A partir desses componentes ambientais foram obtidas a sensibilidade ecológica (importância ecológica dos componentes ambientais e sua vulnerabilidade) e a intensidade potencial de efeitos (impactos gerados pelas atividades antrópicas e adversidades naturais sobre os componentes ambientais), para completar a análise do risco ecológico.

Aplicações práticas e acadêmicas

O conjunto das informações levantadas oferece um panorama sobre zonas que devem receber atenção prioritária, tanto em relação à reparação de danos como em relação à preservação ambiental.

Os dados já contribuíram para discussões que culminaram na criação do Parque Estadual da Restinga de Bertioga (PERB), em dezembro de 2009. Com mais de 9 mil hectares, o local engloba as bacias dos rios Itaguaré e Guaratuba. Souza faz parte do Conselho Gestor do PERB e participará da elaboração do futuro Plano de Manejo do parque.

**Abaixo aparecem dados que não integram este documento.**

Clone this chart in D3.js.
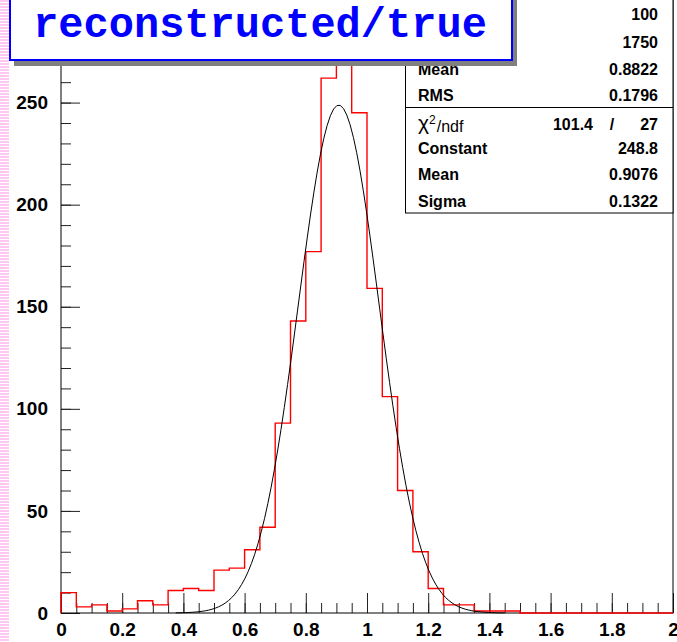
<!DOCTYPE html>
<html>
<head>
<meta charset="utf-8">
<script src="https://cdn.jsdelivr.net/npm/d3@7/dist/d3.min.js"></script>
<style>
  body { margin: 0; background: #fff; }
  svg { display: block; }
  .tick text { font-family: "Liberation Sans", Arial, sans-serif; font-weight: bold; font-size: 19px; fill: #000; }
  .stats text { font-family: "Liberation Sans", Arial, sans-serif; font-size: 16px; fill: #000; }
</style>
</head>
<body>
<svg width="677" height="642"></svg>
<script>
// histogram: 40 bins of 0.05 between 0 and 2
const binLow = 0, binHigh = 2;
const counts = [10, 3, 4, 1, 2, 6, 4, 11, 12, 11,
                21, 22, 31, 42, 93, 143, 177, 262, 272, 245,
                159, 106, 60, 30, 12, 4, 4, 1, 1, 1,
                0, 0, 0, 0, 0, 0, 0, 0, 0, 0];

// gaussian fit
const fitConstant = 248.8, fitMean = 0.9076, fitSigma = 0.1322;
const fitRange = [0.375, 1.45];

const xTickLabels = [0, 0.2, 0.4, 0.6, 0.8, 1, 1.2, 1.4, 1.6, 1.8, 2];
const yTickLabels = [0, 50, 100, 150, 200, 250];

// first two labels sit under the title box, only the values show
const statsLabels = ['', '', 'Mean', 'RMS'];
const statsValues = ['100', '1750', '0.8822', '0.1796'];
const fitLabels = ['Constant', 'Mean', 'Sigma'];
const fitValues = ['248.8', '0.9076', '0.1322'];
const chi2 = '101.4', ndf = '27';

const title = 'reconstructed/true';

const svg = d3.select('svg');
const W = 677, H = 642;

// pink striped strip on the left
const stripe = svg.append('defs').append('pattern')
  .attr('id', 'stripes').attr('width', 9).attr('height', 3)
  .attr('patternUnits', 'userSpaceOnUse');
stripe.append('rect').attr('width', 9).attr('height', 2).attr('fill', '#ffc8f2');
svg.append('rect').attr('x', 0).attr('y', 0).attr('width', 9).attr('height', H)
  .attr('fill', 'url(#stripes)');

const x = d3.scaleLinear().domain([binLow, binHigh]).range([61, 673]);
const y = d3.scaleLinear().domain([0, 300]).range([613, 0.5]);

// minor ticks
svg.append('g')
  .attr('transform', 'translate(0,613)')
  .call(d3.axisBottom(x).tickValues(d3.range(0, 41).map(i => i * 0.05)).tickSize(-10).tickFormat(''))
  .call(g => g.select('.domain').remove());
svg.append('g')
  .attr('transform', 'translate(61,0)')
  .call(d3.axisLeft(y).tickValues(d3.range(0, 30).map(i => i * 10)).tickSize(-10).tickFormat(''))
  .call(g => g.select('.domain').remove());

// major ticks + labels
svg.append('g')
  .attr('transform', 'translate(0,613)')
  .call(d3.axisBottom(x).tickValues(xTickLabels).tickSize(-20).tickPadding(10).tickFormat(d3.format('~g')))
  .call(g => g.select('.domain').remove());
svg.append('g')
  .attr('transform', 'translate(61,0)')
  .call(d3.axisLeft(y).tickValues(yTickLabels).tickSize(-19).tickPadding(13))
  .call(g => g.select('.domain').remove());

svg.selectAll('.tick line').attr('stroke', '#222');

// frame
svg.append('rect')
  .attr('x', 61).attr('y', 0.5).attr('width', 612).attr('height', 612.5)
  .attr('fill', 'none').attr('stroke', '#000').attr('stroke-width', 1);

// histogram outline
const binW = (binHigh - binLow) / counts.length;
const steps = [[binLow, 0]];
counts.forEach((c, i) => {
  steps.push([binLow + i * binW, c]);
  steps.push([binLow + (i + 1) * binW, c]);
});
steps.push([binHigh, 0]);
svg.append('path')
  .datum(steps)
  .attr('fill', 'none')
  .attr('stroke', '#ff0000')
  .attr('stroke-width', 1.4)
  .attr('d', d3.line().x(d => x(d[0])).y(d => y(d[1])));

// fit curve, 100 points like ROOT's default
const fitPts = d3.range(0, 101).map(i => {
  const xv = fitRange[0] + (fitRange[1] - fitRange[0]) * i / 100;
  return [xv, fitConstant * Math.exp(-0.5 * Math.pow((xv - fitMean) / fitSigma, 2))];
});
svg.append('path')
  .datum(fitPts)
  .attr('fill', 'none')
  .attr('stroke', '#000')
  .attr('stroke-width', 1)
  .attr('d', d3.line().x(d => x(d[0])).y(d => y(d[1])));

// stats box
const stats = svg.append('g').attr('class', 'stats');
stats.append('rect')
  .attr('x', 405.5).attr('y', -1).attr('width', 267.5).attr('height', 214)
  .attr('fill', '#fff').attr('stroke', '#000');
stats.append('line')
  .attr('x1', 405.5).attr('x2', 673).attr('y1', 107.5).attr('y2', 107.5)
  .attr('stroke', '#000');

const rowY = [14, 42, 69, 95];
statsLabels.forEach((l, i) => {
  if (l) {
    stats.append('text').attr('x', 418).attr('y', rowY[i]).attr('dy', '0.36em')
      .attr('font-weight', 'bold').attr('font-size', '18px').text(l);
  }
  stats.append('text').attr('x', 658).attr('y', rowY[i]).attr('dy', '0.36em')
    .attr('text-anchor', 'end').attr('font-weight', 'bold').attr('font-size', '15px').text(statsValues[i]);
});

const chiText = stats.append('text').attr('x', 418).attr('y', 124).attr('dy', '0.36em')
  .attr('font-size', '19px');
chiText.append('tspan').attr('font-size', '21px').text('\u03c7');
chiText.append('tspan').attr('dy', '-0.45em').attr('font-size', '12px').text('2');
chiText.append('tspan').attr('dy', '0.45em').attr('dx', '1px').text('/ndf');
stats.append('text').attr('x', 593).attr('y', 124).attr('dy', '0.36em')
  .attr('text-anchor', 'end').attr('font-weight', 'bold').attr('font-size', '15px').text(chi2);
stats.append('text').attr('x', 612).attr('y', 124).attr('dy', '0.36em')
  .attr('text-anchor', 'middle').attr('font-weight', 'bold').attr('font-size', '15px').text('/');
stats.append('text').attr('x', 658).attr('y', 124).attr('dy', '0.36em')
  .attr('text-anchor', 'end').attr('font-weight', 'bold').attr('font-size', '15px').text(ndf);

const fitRowY = [148, 174, 201];
fitLabels.forEach((l, i) => {
  stats.append('text').attr('x', 418).attr('y', fitRowY[i]).attr('dy', '0.36em')
    .attr('font-weight', 'bold').attr('font-size', '18px').text(l);
  stats.append('text').attr('x', 658).attr('y', fitRowY[i]).attr('dy', '0.36em')
    .attr('text-anchor', 'end').attr('font-weight', 'bold').attr('font-size', '15px').text(fitValues[i]);
});

// title box with shadow
svg.append('rect')
  .attr('x', 14).attr('y', -5).attr('width', 503).attr('height', 71)
  .attr('fill', '#808080');
svg.append('rect')
  .attr('x', 10).attr('y', -10).attr('width', 502).attr('height', 70)
  .attr('fill', '#fff').attr('stroke', '#0000ff').attr('stroke-width', 2);
svg.append('text')
  .attr('x', 260).attr('y', 37)
  .attr('text-anchor', 'middle')
  .attr('font-family', '"Liberation Mono", "Courier New", monospace')
  .attr('font-weight', 'bold')
  .attr('font-size', '42px')
  .attr('fill', '#0000ff')
  .text(title);
</script>
</body>
</html>
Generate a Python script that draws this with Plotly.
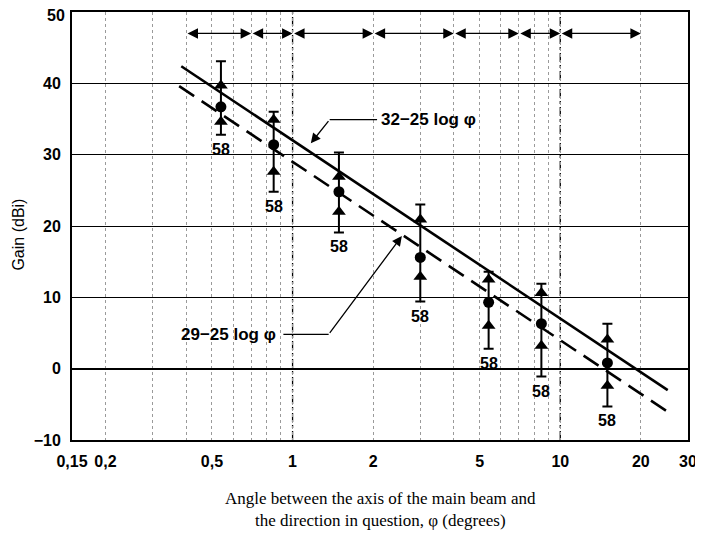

Além disso, Souza conta que o projeto gerou dados valiosos para o planejamento ambiental de Bertioga; para o Plano Estadual de Gerenciamento Costeiro; para estudos sobre recuperação de áreas degradadas de vegetação de restinga, economia verde e impactos das mudanças climáticas em ecossistemas costeiros; além de estudos ecológicos, geológicos, hidrológicos, climatológicos e botânicos em outras planícies costeiras.

“O conhecimento acumulado colabora com a tarefa de cientistas e gestores públicos de minimizar os impactos do planejamento inadequado ou ausente sem desconsiderar as necessidades humanas que envolvem o uso de recursos naturais”, disse Souza.